Visual Movements
Pop & the Counter-Reactions · 20 of 49· 8 min read

Minimalism (Art & Design)

1960 – 1980

Less, but more rigorously.

In the early 1960s, in New York, a small number of artists began producing work that refused almost everything Abstract Expressionism had stood for. Donald Judd showed wooden boxes — eventually painted plywood, eventually fabricated metal — in plain geometric rows. Sol LeWitt installed grids of open cubes. Frank Stella painted stripes — single bands of color, parallel, mechanically applied, with no expressive variation. Carl Andre laid identical bricks or metal plates on the gallery floor. Dan Flavin installed fluorescent light tubes against gallery walls. Agnes Martin painted faint hand-drawn grids on quiet canvases. The work was, in the strict sense, minimal: stripped to single elements, geometric, repeated, without composition in the traditional sense, without the artist's expressive trace.

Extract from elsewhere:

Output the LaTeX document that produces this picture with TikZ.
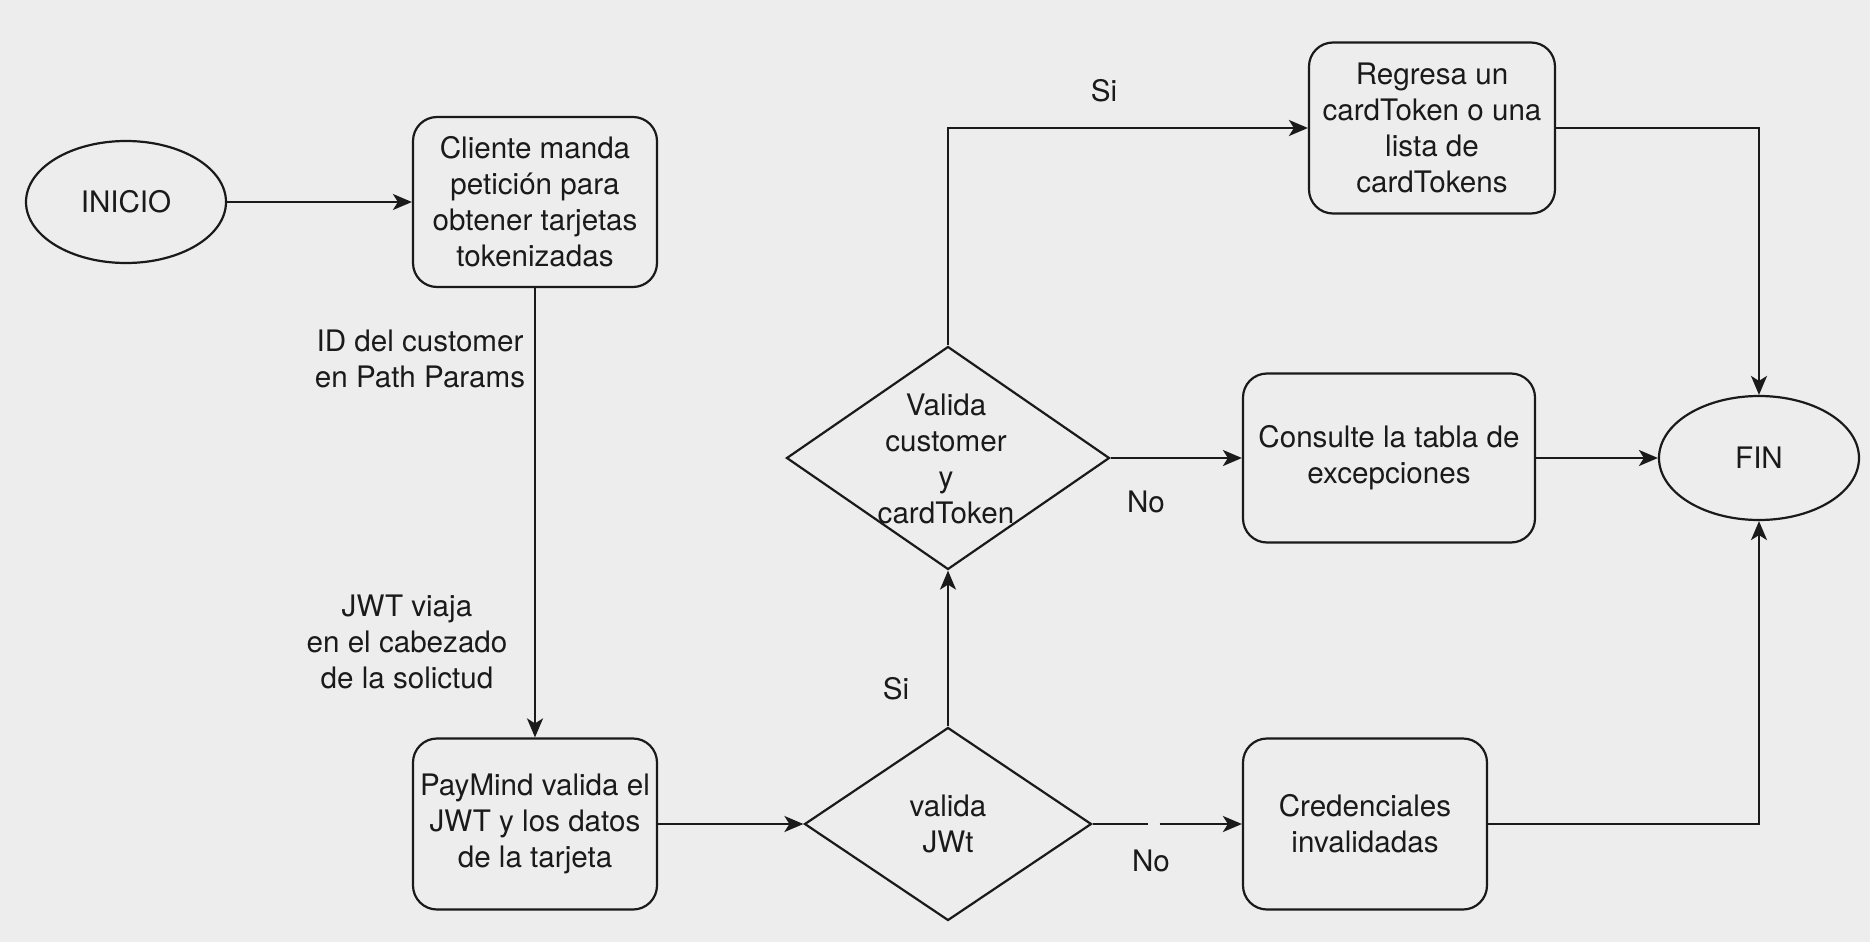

The critical response, at first, was hostile. The art critic Michael Fried, in his famous 1967 essay Art and Objecthood, attacked the new work for being insufficiently "art" — for, as he put it, having a "theatrical" relationship with the viewer rather than offering autonomous aesthetic experience. Judd, on the other hand, in his 1965 essay Specific Objects, argued the opposite: that the work was not sculpture and not painting, that it was a new category of object — "specific objects" — and that this new category was needed because traditional sculpture and painting had exhausted themselves. The debate between Fried and Judd is still studied; it was, in retrospect, one of the central arguments in postwar Western art.

Minimalism's philosophical core was a refusal. It refused the gestural drama of Abstract Expressionism (no visible brushwork, no painter's "soul" in the surface). It refused the commercial-imagery framework of Pop Art (no recognizable subject matter at all). It refused European modernist composition (no rectangles balanced against squares; instead, identical elements in regular intervals). It refused the institutional metaphysics of fine art that depended on the "preciousness" of the unique handmade object (Judd's boxes were industrially fabricated to spec by metal shops; the artist designed, did not make). And it refused the body of the viewer's eye in a different sense from Op Art — the work was not designed to produce effects; it was designed to be exactly itself, and to ask the viewer to accept it as such.

Parallel to the fine art movement, the same impulse was reshaping design. In Germany, Dieter Rams, working as head of design at Braun from the 1960s onward, produced a body of consumer electronics — radios, record players, calculators, shavers, kitchen appliances — that exemplified what he would later call "ten principles for good design," of which one read: "Good design is as little design as possible." The Braun T3 pocket radio (1958), the T1000 radio (1963), the SK4 record player (1956, with its acrylic lid, nicknamed "Snow White's coffin") established a vocabulary that has shaped industrial design ever since. White or grey enclosure. Sans-serif type, often only at functional locations. Restrained color, used to signal function. Visible structure, honest material. No decoration.

Architectural minimalism — the Japanese architect Tadao Ando, the Mexican Luis Barragán, later figures like John Pawson — pursued the same logic at building scale. Strip away ornament. Allow material to speak. Let proportion and light do the work that decoration had done in previous architectural traditions. A Pawson house is largely concrete, glass, and oak, with nothing on the walls, and surprisingly few possessions in evidence — the design philosophy extends to how the inhabitant is expected to live.

Minimalism's afterlife in design has been continuous and powerful. Jony Ive at Apple, who has openly cited Rams as a primary influence, produced a quarter-century of products — the iMac, the iPod, the iPhone, the MacBook — that are recognizably Bauhaus-via-Rams-via-Ive: white, restrained, geometric, materially honest, with all unnecessary elements ruthlessly stripped. The iPhone home screen, in its original 2007 form, is essentially a Minimalist composition: a grid of small identical squares (icons) on a flat ground. Every subsequent flat-design movement (post-2013 mobile UI, Material Design, the entire B2B SaaS visual culture of the 2020s) operates within Minimalist principles, whether or not the designers acknowledge it.

The critique of Minimalism — that it can become a sterile aesthetic of restraint that hides commercial blandness behind philosophical claims, that "less is more" can become "less is profitable" — is fair, and the design culture of the late 2010s and 2020s has often been guilty of exactly this confusion. Minimalism as a discipline of thought is one thing; minimalism as a default of the under-resourced design team is another. The movement at its best was rigorous, philosophically motivated, and demanding. Its degraded contemporary form is often just easy. Recognizing the difference is part of taking the movement seriously.